The leader of the Argentine Independent Movement for the Retired and Unemployed (MIJD), a leftist protest organization, took responsibility on Tuesday evening for an ongoing wave of looting of supermarkets and stores that began over the weekend.
The violence erupted across several provinces of the country shortly after Argentina held its Open Primary election, in which Argentine libertarian economist and lawmaker Javier Milei was the most voted candidate.
In addition to widespread looting, some supermarkets have also been set on fire.
Although there are almost 56 reported arrests for attempted looting in the Buenos Aires province alone as of Tuesday, the spokeswoman for Argentina’s current leftist presidency, Gabriela Cerruti, publicly denied the existence of any looting on Tuesday through her social media accounts.
Cerruti accused Milei, his La Libertad Avanza (“Liberty Advances”) coalition, and Milei’s sympathizers of spreading “fake” videos and photos through social media.
“It is an operation organized by Javier Milei’s people whose objective is to generate destabilization and whose objective is to generate uncertainty because they are profoundly undemocratic,” Cerutti said in a video posted on the Chinese social media platform TikTok.
In defiance of the establishment left’s denials of any crime, in a telephone interview with Argentina’s CrónicaTV, MIJD chief Raúl Castells claimed on late Tuesday evening that members of his group are “the ones who are calling” for the looting of stores. Castells also asserted that, according to him, looting is not a crime, and accused everyone who defines looting as a crime as “liars.”
“Nobody is stealing anything. In Mendoza, Neuquén, Córdoba, Santa Fe, Corrientes, Chaco, Capital Federal and now in Escobar, Moreno, José Clemente Paz, Merlo, San Martín, Mal del Plata, etcetera, people are going out to look for food and, if they cannot find food, we, who are the ones who are calling for this,” Castells continued. “We tell them that, without stealing money and without breaking anything, to take what they can even if it is to exchange it for food.”

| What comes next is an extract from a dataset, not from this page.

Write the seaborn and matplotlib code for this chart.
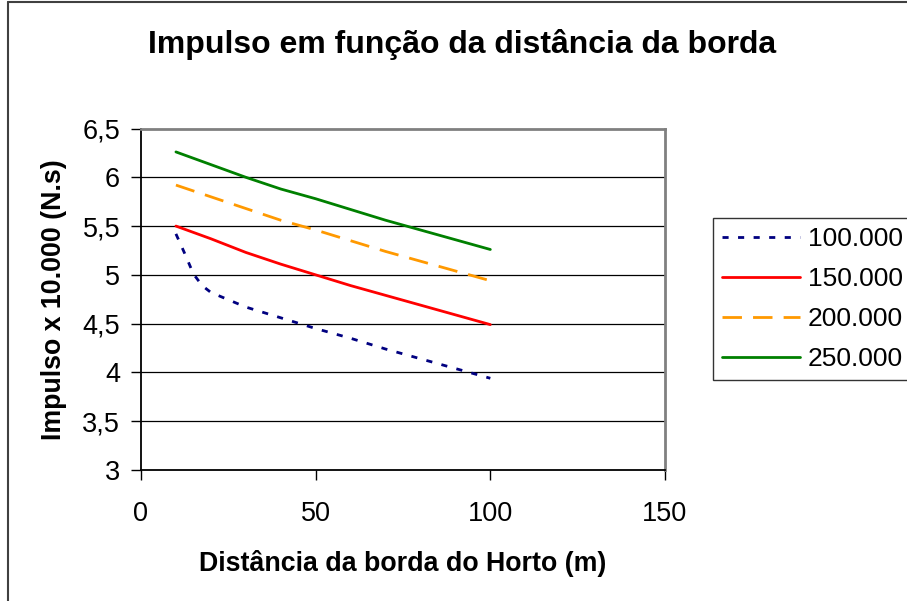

MIJD is a piquetero (“picketer”) group, leftist organizations that mainly dedicate themselves to protesting and sometimes engage in acts of violence. Some Argentine “picketer” organizations, such as the Evita Movement and the Marxist Barrios de Pie organization, have their own political parties and presently form part of the Argentine federal government through their presence in public ministries. Milei has promised to eliminate a plurality of government ministries, including those tied to militant groups, if elected president.
During the interview, Castells argued that the “real crime” is the high cost of food in Argentina, a nation that, under the disastrous leftist presidency of Alberto Fernández, has seen annual inflation rates surpass 122 percent. Under Fernández, the Argentine peso has lost nearly all its value.
Castells reiterated that MIJD had been inciting the looting when the interviewers asked him to clarify. Castells reasoned that the looting is the result of the Argentine government having stopped giving food to school and community canteens three months ago.
“We warned them, the officials, over and over again,” Castells said. “Don’t be fools, don’t throw the rope like that, deliver the food and this is solved in 24 hours,” Castell said.
“We do not accept that they say that the neighbors and housewives, the people of the neighborhoods and others that are coming out all over the country are thieves,” Castells continued. “It is an insult that they treat them as thieves instead of saying that the thieves are those in the government who stole the food they had to deliver and the thieves are the owners of the supermarkets who increased prices. Why don’t they say something about [the price of] a kilo of [chicken breast filet] at 4200 [pesos, roughly $12]?”
“When hunger is the law, rebellion is justice,” Castells concluded.
The MIJD leader also announced that a “demonstration” will be held on Thursday that will be attended by “thousands of people who want food.”
In a different interview held on Wednesday morning, Castells claimed to the Mendoza province’s local Canal 7 that “the looting has not been from the poor to the rich, but it is the rich who have looted the poor.”
“Does it seem to you that we have to do this because there is no food, because there is no money to support ourselves? This is a robbery what they are doing to us,” he added.
Castells told Canal 7 that MIJD warned the government of far-left President Alberto Fernández by telling them that if Fernández’s government does not deliver food, then they “are going to go get food somewhere else.”
Castells, in a third interview held with Argentine news channel Todo Noticias on Wednesday morning, once again claimed to be “politically responsible” for the wave of looting, but refused to give details on how his organization was able to incentivize the looting because he “does not want to involve anyone in all this.”
The leftist picketer leader justified the looting as the result of the devaluation of the Argentine currency that the Argentine government issued on August 14, one day after the open primary election process.
Argentine Security Minister Aníbal Fernández announced on Wednesday that the government would form a joint security command to fight looting. The official did not mention Castells despite his repeated admission of involvement in incentivizing the looting throughout several Argentine television channels. Instead, Fernández claimed that the government had detected “criminal acts through WhatsApp groups” and that an unnamed individual had been incentivizing the looting since last week.